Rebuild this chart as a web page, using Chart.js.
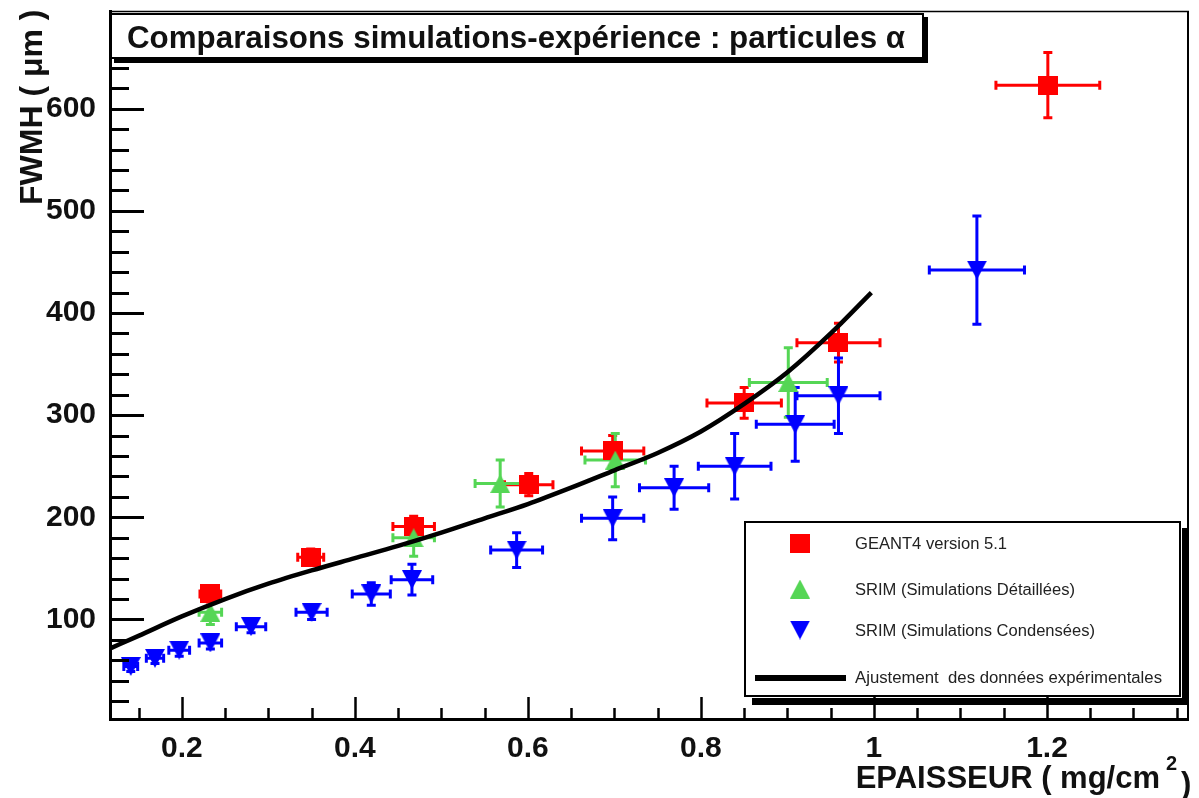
<!DOCTYPE html>
<html><head><meta charset="utf-8">
<script src="https://cdn.jsdelivr.net/npm/chart.js@4.4.1/dist/chart.umd.min.js"></script>
<style>html,body{margin:0;padding:0;background:#fff;}canvas{display:block;}</style>
</head><body>
<canvas id="c" width="1199" height="798"></canvas>
<script>
// ---- texts ----
const titleText = 'Comparaisons simulations-expérience : particules α';
const xAxisTitle = 'EPAISSEUR ( mg/cm';
const xAxisTitleSup = '2';
const xAxisTitleEnd = ')';
const yAxisTitle = 'FWMH ( μm )';
const seriesNames = ['GEANT4 version 5.1', 'SRIM (Simulations Détaillées)', 'SRIM (Simulations Condensées)', 'Ajustement  des données expérimentales'];

// ---- axes ----
const xRange = [0.117, 1.363];
const yRange = [2.6, 695.6];
const xTickValues = [0.2, 0.4, 0.6, 0.8, 1.0, 1.2];
const xTickLabels = ['0.2', '0.4', '0.6', '0.8', '1', '1.2'];
const yTickValues = [100, 200, 300, 400, 500, 600];
const yTickLabels = ['100', '200', '300', '400', '500', '600'];
const xMinorStep = 0.05;
const yMinorStep = 20;

// ---- GEANT4 ----
const geantX    = [0.233, 0.349, 0.468, 0.601, 0.698, 0.850, 0.959, 1.201];
const geantY    = [125, 161, 191, 232, 265, 312, 371, 623];
const geantXErr = [0.012, 0.015, 0.024, 0.028, 0.036, 0.043, 0.048, 0.060];
const geantYErr = [8, 8, 10, 11, 15, 15, 19, 32];

// ---- SRIM détaillées ----
const detX    = [0.233, 0.468, 0.568, 0.701, 0.901];
const detY    = [107, 180, 233, 256, 332];
const detXErr = [0.013, 0.024, 0.029, 0.035, 0.045];
const detYErr = [12, 18, 23, 26, 34];

// ---- SRIM condensées ----
const condX    = [0.141, 0.169, 0.197, 0.233, 0.280, 0.350, 0.419, 0.466, 0.587, 0.698, 0.769, 0.839, 0.909, 0.959, 1.119];
const condY    = [54, 62, 70, 77, 93, 107, 125, 139, 168, 199, 229, 250, 291, 319, 442];
const condXErr = [0.008, 0.010, 0.012, 0.013, 0.017, 0.018, 0.022, 0.024, 0.030, 0.036, 0.040, 0.042, 0.045, 0.048, 0.055];
const condYErr = [5, 5, 6, 6, 6, 7, 11, 15, 17, 21, 21, 32, 36, 37, 53];

const fitX = [0.118, 0.15, 0.2, 0.25, 0.3, 0.35, 0.4, 0.45, 0.5, 0.55, 0.6, 0.65, 0.7, 0.75, 0.8, 0.85, 0.9, 0.95, 0.997];
const fitY = [72, 84, 103, 120, 135, 148, 160, 172, 185, 199, 213, 229, 246, 263, 284, 311, 342, 380, 420];

const RED = '#ff0000', GREEN = '#55d655', BLUE = '#0000ff';
const FONT = '"Liberation Sans", Arial, Helvetica, sans-serif';

function makeMarker(shape, color) {
  const c = document.createElement('canvas');
  const w = shape === 'square' ? 20 : 20, h = 19;
  c.width = w; c.height = h;
  const g = c.getContext('2d');
  g.fillStyle = color;
  g.beginPath();
  if (shape === 'square') { g.rect(0, 0, w, h); }
  else if (shape === 'up') { g.moveTo(0, h); g.lineTo(w, h); g.lineTo(w / 2, 0); g.closePath(); }
  else { g.moveTo(0, 0); g.lineTo(w, 0); g.lineTo(w / 2, h); g.closePath(); }
  g.fill();
  return c;
}
const mkSquare = makeMarker('square', RED);
const mkUp = makeMarker('up', GREEN);
const mkDown = makeMarker('down', BLUE);

const pts = (xs, ys) => xs.map((x, i) => ({ x: x, y: ys[i] }));

function fitText(ctx, text, x, y, w, font, color, align) {
  ctx.save();
  ctx.font = font; ctx.fillStyle = color; ctx.textAlign = 'left'; ctx.textBaseline = 'alphabetic';
  const m = ctx.measureText(text).width;
  const s = w / m;
  const x0 = align === 'right' ? x - w : x;
  ctx.translate(x0, y); ctx.scale(s, 1); ctx.fillText(text, 0, 0);
  ctx.restore();
}

const errSets = [
  { xs: geantX, ys: geantY, xe: geantXErr, ye: geantYErr, color: RED },
  { xs: detX, ys: detY, xe: detXErr, ye: detYErr, color: GREEN },
  { xs: condX, ys: condY, xe: condXErr, ye: condYErr, color: BLUE }
];

const decor = {
  id: 'decor',
  beforeDatasetsDraw(chart) {
    const ctx = chart.ctx, xs = chart.scales.x, ys = chart.scales.y;
    ctx.save();
    ctx.lineWidth = 3; ctx.lineCap = 'butt';
    const cap = 4.5;
    errSets.forEach(s => {
      ctx.strokeStyle = s.color;
      s.xs.forEach((xv, i) => {
        const px = xs.getPixelForValue(xv), py = ys.getPixelForValue(s.ys[i]);
        const x1 = xs.getPixelForValue(xv - s.xe[i]), x2 = xs.getPixelForValue(xv + s.xe[i]);
        const y1 = ys.getPixelForValue(s.ys[i] + s.ye[i]), y2 = ys.getPixelForValue(s.ys[i] - s.ye[i]);
        ctx.beginPath();
        ctx.moveTo(x1, py); ctx.lineTo(x2, py);
        ctx.moveTo(px, y1); ctx.lineTo(px, y2);
        ctx.moveTo(x1, py - cap); ctx.lineTo(x1, py + cap);
        ctx.moveTo(x2, py - cap); ctx.lineTo(x2, py + cap);
        ctx.moveTo(px - cap, y1); ctx.lineTo(px + cap, y1);
        ctx.moveTo(px - cap, y2); ctx.lineTo(px + cap, y2);
        ctx.stroke();
      });
    });
    ctx.restore();
  },
  afterDatasetsDraw(chart) {
    const ctx = chart.ctx, xs = chart.scales.x, ys = chart.scales.y, a = chart.chartArea;
    ctx.save();
    ctx.strokeStyle = '#000';
    // inward ticks, y axis
    for (let k = 1; k * yMinorStep < yRange[1]; k++) {
      const v = k * yMinorStep;
      if (v < yRange[0]) continue;
      const major = yTickValues.indexOf(v) >= 0;
      const py = Math.round(ys.getPixelForValue(v)) + 0.5;
      ctx.lineWidth = 3;
      ctx.beginPath(); ctx.moveTo(a.left, py); ctx.lineTo(a.left + (major ? 34 : 19), py); ctx.stroke();
    }
    // inward ticks, x axis
    for (let k = 1; k * xMinorStep < xRange[1]; k++) {
      const v = Math.round(k * xMinorStep * 100) / 100;
      if (v < xRange[0]) continue;
      const major = xTickValues.some(t => Math.abs(t - v) < 1e-6);
      const px = Math.round(xs.getPixelForValue(v)) + 0.5;
      ctx.lineWidth = 2.5;
      ctx.beginPath(); ctx.moveTo(px, a.bottom); ctx.lineTo(px, a.bottom - (major ? 22 : 11)); ctx.stroke();
    }
    // top & right frame
    ctx.lineWidth = 1.5;
    ctx.beginPath(); ctx.moveTo(a.left, a.top + 0.5); ctx.lineTo(a.right + 1, a.top + 0.5); ctx.stroke();
    ctx.lineWidth = 2;
    ctx.beginPath(); ctx.moveTo(a.right, a.top); ctx.lineTo(a.right, a.bottom); ctx.stroke();

    // title box
    ctx.fillStyle = '#000';
    ctx.fillRect(114, 58, 814, 5);
    ctx.fillRect(923, 17, 5, 46);
    ctx.fillStyle = '#fff';
    ctx.fillRect(111, 14, 812, 44);
    ctx.lineWidth = 2; ctx.strokeStyle = '#000';
    ctx.strokeRect(111, 14, 812, 44);
    fitText(ctx, titleText, 127, 48, 778, 'bold 32px ' + FONT, '#111', 'left');

    // legend box
    ctx.fillStyle = '#000';
    ctx.fillRect(1182, 528, 6, 177);
    ctx.fillRect(752, 698, 436, 7);
    ctx.fillStyle = '#fff';
    ctx.fillRect(745, 522, 435, 174);
    ctx.lineWidth = 2; ctx.strokeStyle = '#000';
    ctx.strokeRect(745, 522, 435, 174);
    ctx.drawImage(mkSquare, 800 - 10, 543 - 9.5);
    ctx.drawImage(mkUp, 800 - 10, 589 - 9.5);
    ctx.drawImage(mkDown, 800 - 10, 630 - 9.5);
    ctx.lineWidth = 6; ctx.strokeStyle = '#000';
    ctx.beginPath(); ctx.moveTo(755, 678); ctx.lineTo(846, 678); ctx.stroke();
    const lf = '16px ' + FONT;
    fitText(ctx, seriesNames[0], 855, 549, 152, lf, '#222', 'left');
    fitText(ctx, seriesNames[1], 855, 595, 220, lf, '#222', 'left');
    fitText(ctx, seriesNames[2], 855, 636, 240, lf, '#222', 'left');
    fitText(ctx, seriesNames[3], 855, 683, 307, lf, '#222', 'left');

    // x axis title
    ctx.fillStyle = '#111';
    ctx.textBaseline = 'alphabetic';
    ctx.font = 'bold 31px ' + FONT;
    ctx.textAlign = 'right';
    ctx.fillText(xAxisTitle, 1160, 788);
    ctx.textAlign = 'left';
    ctx.font = 'bold 20px ' + FONT;
    ctx.fillText(xAxisTitleSup, 1166, 770);
    ctx.font = 'bold 31px ' + FONT;
    ctx.fillText(xAxisTitleEnd, 1181, 794);

    // y axis title
    ctx.save();
    ctx.translate(42, 205);
    ctx.rotate(-Math.PI / 2);
    ctx.font = 'bold 32px ' + FONT;
    ctx.textAlign = 'left';
    ctx.fillText(yAxisTitle, 0, 0);
    ctx.restore();

    ctx.restore();
  }
};

const tickFont = { family: FONT, weight: 'bold', size: 30 };

new Chart(document.getElementById('c'), {
  type: 'scatter',
  data: {
    datasets: [
      { label: seriesNames[0], data: pts(geantX, geantY), pointStyle: mkSquare, pointRadius: 10, order: 3 },
      { label: seriesNames[1], data: pts(detX, detY), pointStyle: mkUp, pointRadius: 10, order: 2 },
      { label: seriesNames[2], data: pts(condX, condY), pointStyle: mkDown, pointRadius: 10, order: 1 },
      { type: 'line', label: seriesNames[3], data: pts(fitX, fitY), borderColor: '#000', borderWidth: 4.5,
        pointRadius: 0, showLine: true, fill: false, cubicInterpolationMode: 'monotone', order: 0 }
    ]
  },
  options: {
    responsive: false,
    animation: false,
    devicePixelRatio: 1,
    layout: { padding: { top: 10, right: 9, left: 0, bottom: 0 } },
    plugins: { legend: { display: false }, tooltip: { enabled: false }, title: { display: false } },
    scales: {
      x: {
        type: 'linear', min: xRange[0], max: xRange[1],
        afterBuildTicks: s => { s.ticks = xTickValues.map(v => ({ value: v })); },
        afterFit: s => { s.height = 79; s.paddingLeft = 0; s.paddingRight = 0; },
        grid: { display: false },
        border: { display: true, width: 3, color: '#000' },
        ticks: { autoSkip: false, maxRotation: 0, minRotation: 0, padding: 4, color: '#111', font: tickFont,
          callback: v => { const i = xTickValues.findIndex(t => Math.abs(t - v) < 1e-9); return i >= 0 ? xTickLabels[i] : ''; } }
      },
      y: {
        type: 'linear', min: yRange[0], max: yRange[1],
        afterBuildTicks: s => { s.ticks = yTickValues.map(v => ({ value: v })); },
        afterFit: s => { s.width = 110; s.paddingTop = 0; s.paddingBottom = 0; },
        grid: { display: false },
        border: { display: true, width: 3, color: '#000' },
        ticks: { autoSkip: false, padding: 6, color: '#111', font: tickFont,
          callback: v => { const i = yTickValues.indexOf(v); return i >= 0 ? yTickLabels[i] : ''; } }
      }
    }
  },
  plugins: [decor]
});
</script>
</body></html>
- - -
__Required work__:
Take the lines from the start of the material to the line with "const geantYErr = [8, 8, 10, 11, 15, 15, 19, 32];", both included, and transcribe them exactly without the pictures.

__Solved exercise__:
Rebuild this chart as a web page, using Chart.js.
<!DOCTYPE html>
<html><head><meta charset="utf-8">
<script src="https://cdn.jsdelivr.net/npm/chart.js@4.4.1/dist/chart.umd.min.js"></script>
<style>html,body{margin:0;padding:0;background:#fff;}canvas{display:block;}</style>
</head><body>
<canvas id="c" width="1199" height="798"></canvas>
<script>
// ---- texts ----
const titleText = 'Comparaisons simulations-expérience : particules α';
const xAxisTitle = 'EPAISSEUR ( mg/cm';
const xAxisTitleSup = '2';
const xAxisTitleEnd = ')';
const yAxisTitle = 'FWMH ( μm )';
const seriesNames = ['GEANT4 version 5.1', 'SRIM (Simulations Détaillées)', 'SRIM (Simulations Condensées)', 'Ajustement  des données expérimentales'];

// ---- axes ----
const xRange = [0.117, 1.363];
const yRange = [2.6, 695.6];
const xTickValues = [0.2, 0.4, 0.6, 0.8, 1.0, 1.2];
const xTickLabels = ['0.2', '0.4', '0.6', '0.8', '1', '1.2'];
const yTickValues = [100, 200, 300, 400, 500, 600];
const yTickLabels = ['100', '200', '300', '400', '500', '600'];
const xMinorStep = 0.05;
const yMinorStep = 20;

// ---- GEANT4 ----
const geantX    = [0.233, 0.349, 0.468, 0.601, 0.698, 0.850, 0.959, 1.201];
const geantY    = [125, 161, 191, 232, 265, 312, 371, 623];
const geantXErr = [0.012, 0.015, 0.024, 0.028, 0.036, 0.043, 0.048, 0.060];
const geantYErr = [8, 8, 10, 11, 15, 15, 19, 32];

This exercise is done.